Before Biden has even set foot in the White House and the United States Bishops’ Conference have effectively put him under investigation. A working group has been established to examine Biden’s position on abortion rights, while Archbishop Chaput says the incoming president should be denied communion. Another bishop even questioned whether Biden is a Catholic. It is likely that attacks the new president, a regular Mass goer, are likely to increase, and he will continued to be denied the Eucharist

Biden is personally opposed to abortion, although supports policies which protect a woman’s legal right to have a termination. His position conflicts with Church teaching which states abortion laws must be resisted. Catholic supporters of Biden describe his position on abortion as profoundly disappointing, but that he remains a Catholic in good standing. 

By contrast with some of the US bishops the Pope, who has met Biden on a number of occasions, has shown he is willing to work with the president. As is Cardinal Wilton Gregory, who Francis chose to lead the Archdiocese of Washington DC and who is opposed to denying Biden communion. Soon after his election, the Pope enraged the powerful, culture warrior elite in the US church by saying “we cannot insist only on issues related to abortion, gay marriage and the use of contraceptive methods.”

He explained: “The church’s pastoral ministry cannot be obsessed with the transmission of a disjointed multitude of doctrines to be imposed insistently.”

Francis does not hold back when it comes to opposing abortion, having compared it to hiring a hitman on more than one occasion. But he does not see the issue primarily as a religious matter, but one of human ethics. In this insightful article, the writer DW Lafferty proposes a new modus operandi for the pro-life movement in the US drawing on the Pope’s latest encyclical Fratelli Tutti. 
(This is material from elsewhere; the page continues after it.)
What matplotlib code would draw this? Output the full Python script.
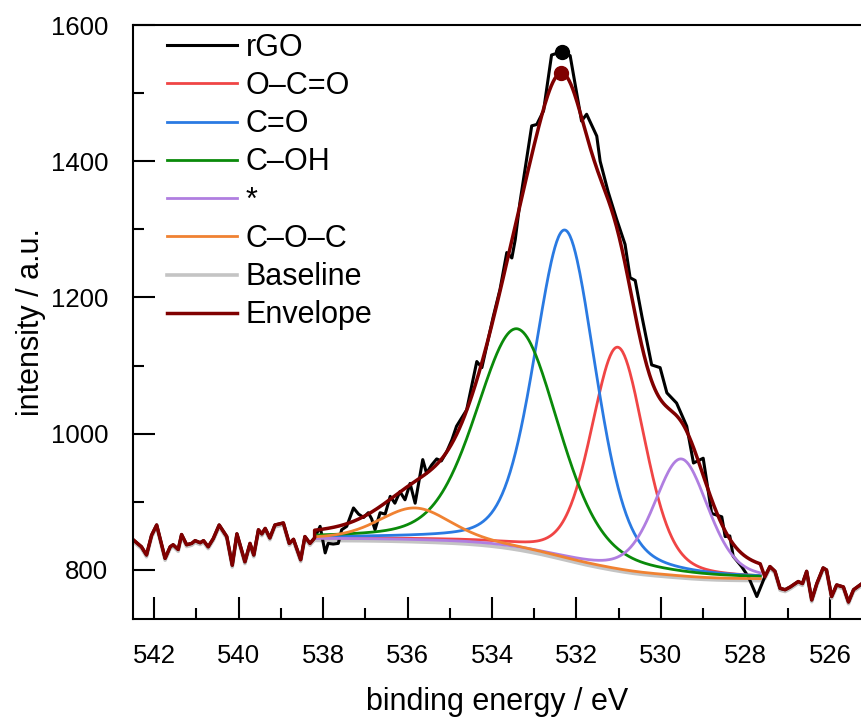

Meanwhile, on 14 December, Biden gave a speech where he drew on the resources of his faith to call for reconciliation. Quoting the St Francis prayer, he appealed for unity instead of discord, faith rather than doubt and light instead of darkness. After a bitter presidential election campaign, which saw repeated attacks on his family, Biden has refused to engage in a partisan vindictiveness. He is taking the biblical injunction to “turn the other cheek” seriously, while his plans to tackle poverty, protect the planet and support migrants show a commitment to other pro-life concerns.

The bishops and politicised clergy wanting to deny Biden communion ignore all of this. They also refuse to hold Barr to the same standard. No-one has argued that Barr should be turned away at the altar rails. 

Barr’s support of capital punishment is not the only area of policy which runs counter to pro-life issues. He was silent about the policy of “legal” separation of children from their parents at the US-Mexico border, a policy which the Pope described as “cruelty of the highest form”, and issued a ruling making it more likely for asylum-seekers to remain detained while their cases are being processed. 

Last summer, he ordered anti-racism protestors be cleared from outside the White House so the president could walk to St John’s Episcopal Church and be photographed holding a Bible, a move which was widely condemned by church leaders. The following day, Trump visited the shrine of John Paul II in Washington DC, which is run by the Knights of Columbus, a conservative lay Catholic group of which Barr was once a board member. Washington DC’s cardinal condemned Trump’s visit for allowing a Catholic facility to be “misused and manipulated in a fashion that violates our religious principles.” 

Barr and his supporters will undoubtedly vigorously defend his actions as upholding the law. They will also argue that Biden’s support for abortion is far worse than anything Barr has done. 

But as we approach the Christmas season, it is worth asking whether Trump’s top legal officer would have approved the separation of the infant Jesus from Joseph and Mary on the grounds they were undocumented migrants. The wildly divergent responses to Barr and Biden show that without consistency, the pro-life cause rapidly loses credibility.